DATA LINES:
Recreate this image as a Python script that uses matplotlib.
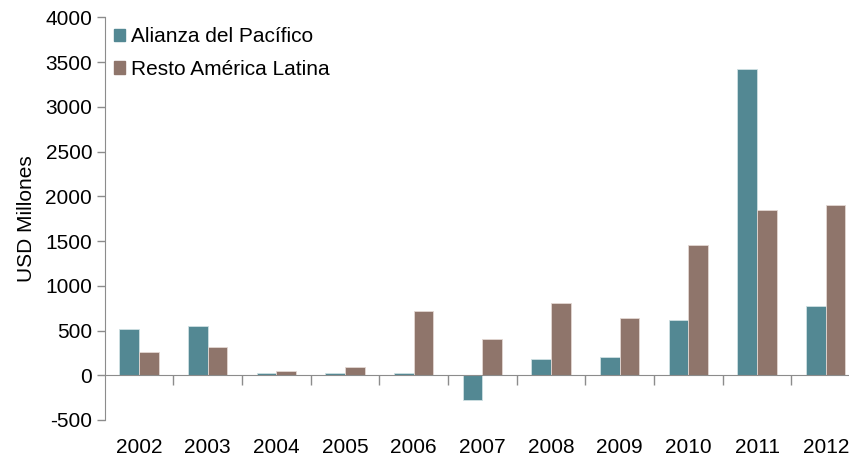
import matplotlib
matplotlib.use("Agg")
import matplotlib.pyplot as plt
from matplotlib.patches import Patch
import numpy as np

years = ["2002", "2003", "2004", "2005", "2006", "2007", "2008", "2009", "2010", "2011", "2012"]
alianza = [522, 556, 22, 30, 22, -272, 179, 201, 619, 3419, 772]
resto = [257, 313, 52, 89, 723, 403, 802, 645, 1454, 1842, 1902]

teal = "#538893"
brown = "#8f756b"
axis_grey = "#8c8c8c"

plt.rcParams["font.family"] = ["Liberation Sans", "DejaVu Sans"]
plt.rcParams["axes.unicode_minus"] = False

fig = plt.figure(figsize=(8.49, 4.57), dpi=100)
ax = fig.add_axes([0.1233, 0.081, 0.8897, 0.881])

x = np.arange(len(years))
w = 0.285
ax.bar(x - w / 2, alianza, w, color=teal, edgecolor="#cfe0e3", linewidth=0.6,
       label="Alianza del Pacífico")
ax.bar(x + w / 2, resto, w, color=brown, edgecolor="#e3d8d3", linewidth=0.6,
       label="Resto América Latina")

ax.set_xlim(-0.5, len(years) - 0.5)
ax.set_ylim(-500, 4000)
ax.set_yticks(np.arange(-500, 4001, 500))
ax.tick_params(axis="y", direction="out", length=6, width=1, color=axis_grey,
               labelsize=15, pad=3)

for s in ("top", "right"):
    ax.spines[s].set_visible(False)
ax.spines["left"].set_color(axis_grey)
ax.spines["bottom"].set_color(axis_grey)
ax.spines["bottom"].set_position(("data", 0))

# category separators on the zero line
ax.set_xticks(np.arange(0.5, len(years) - 0.5, 1.0), minor=True)
ax.set_xticks(x)
ax.tick_params(axis="x", which="major", length=0, labelbottom=False)
ax.tick_params(axis="x", which="minor", direction="out", length=7, width=1,
               color=axis_grey)

# year labels below the plotting area
sec = ax.secondary_xaxis(0.0)
sec.set_xticks(x)
sec.set_xticklabels(years)
sec.tick_params(length=0, labelsize=15, pad=13)
sec.spines["bottom"].set_visible(False)

ax.set_ylabel("USD Millones", fontsize=15, labelpad=7)

handles = [Patch(color=teal), Patch(color=brown)]
ax.legend(handles, ["Alianza del Pacífico", "Resto América Latina"],
          loc="upper left", bbox_to_anchor=(0.012, 0.975), frameon=False,
          fontsize=15, handlelength=0.55, handleheight=0.55, handletextpad=0.3,
          labelspacing=0.65, borderpad=0, borderaxespad=0)

fig.savefig("out.png", dpi=100)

WORK TO BE COMPLETED:
From the listing above, copy out each line where the word "matplotlib" appears.

OUTPUT BELOW:
Recreate this image as a Python script that uses matplotlib.
import matplotlib
matplotlib.use("Agg")
import matplotlib.pyplot as plt
from matplotlib.patches import Patch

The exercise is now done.